Until recently, Stephen Mueller was an insouciant painter who combined various pictorial syntaxes—staining, geometry, and gesture—to evoke those elusive states between reflection and action, chaos and definition, which Willem de Kooning called the “slippery glimpse.” Using saccharine colors such as pink, mauve, and purple, Mueller filled the bounded stillness of his compositions with a painterly hurly-burly, making abstract works that were simultaneously seductive and off-putting, brash and funny. Mueller never felt that painting had to confront the end of history or the medium’s own dissolution; one imagines that, in his studio, Mueller listens to Erik Satie rather than Richard Wagner.

In his recent exhibition of 13 paintings ranging in size from relatively small to human scaled, Mueller seems to have entered a new phase in his career, and the works exhibited are, for the most part, somber and austere as opposed to impetuous and exhilarating.

Mueller deployed fewer formal elements here than in the earlier work. In Cafe Aman (all work, 1990), an economical vocabulary consisting of a horizontally striated, stained blue ground, a white round shape, and a few red or white lines can easily conjure a view through a window or a desert moon. And yet, for all of the comforting landscape references, the painting is disquieting. There is nothing romantic or romanticized about it, and the viewer comes away accepting the existential inevitability of human isolation. The cell-like structure of his forms—their layers, light, transparency, and mixture of solid and liquid forms—reminds us of the organic world inside each of us, and of the body’s vulnerability.
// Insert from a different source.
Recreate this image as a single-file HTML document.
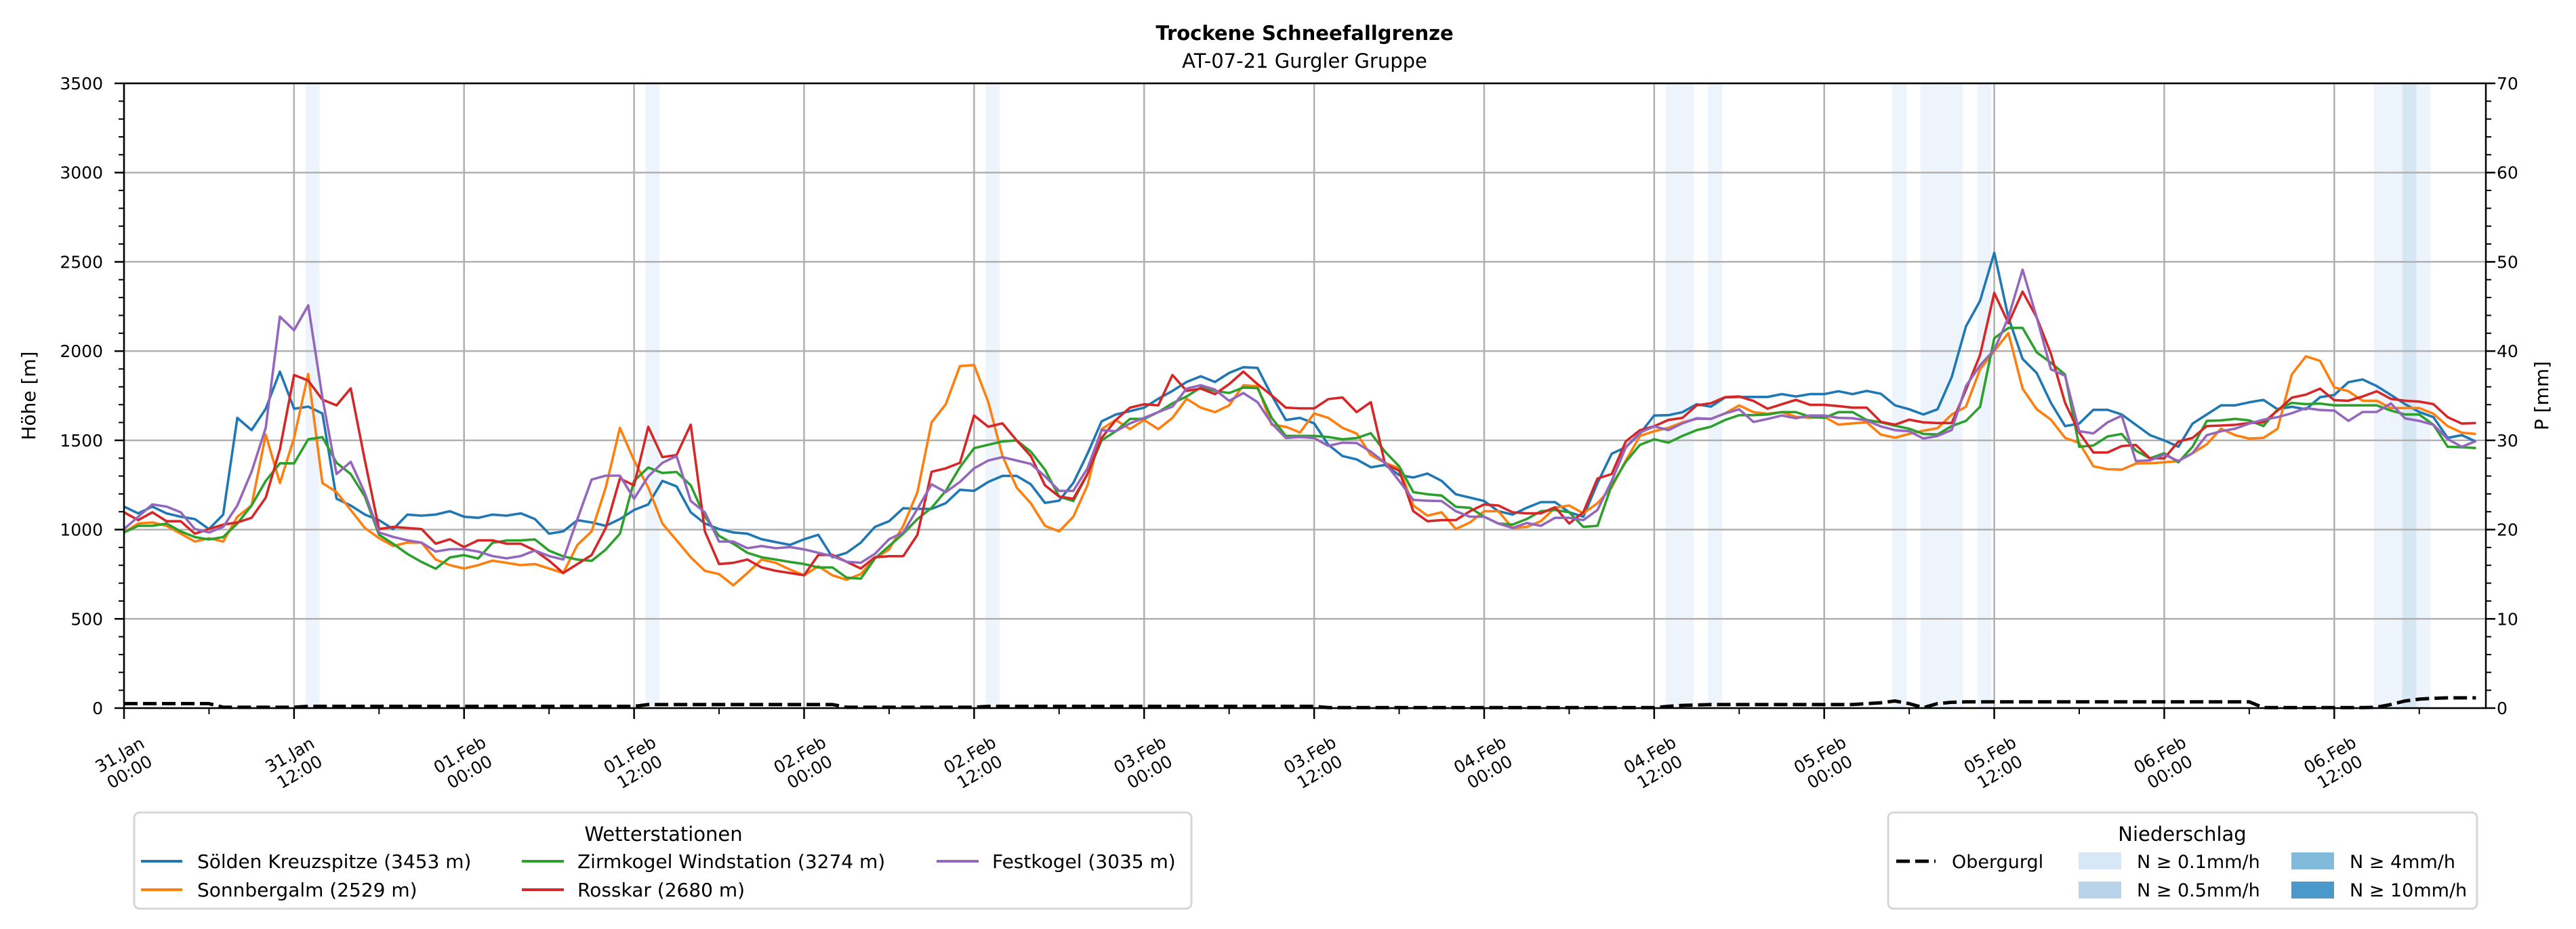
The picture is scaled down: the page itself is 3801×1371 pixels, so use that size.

All of this is realized in a muted way, however. Neither Sturm and Drang nor trumped-up sublime states are anywhere courted in Mueller’s paintings.

By making what could be considered “beautiful” paintings and introducing an element of vulnerability, change, and sickness into the works, Mueller suggests that everything—our sense of beauty, even of the sublime—is conditioned by convention and is subsequently mutable. At a time when many painters seem unsure how to proceed, Mueller’s metamorphosizing forms—the nebulous states they conjure—move from the known of history to the unknown of experience, generating realms of fresh possibility.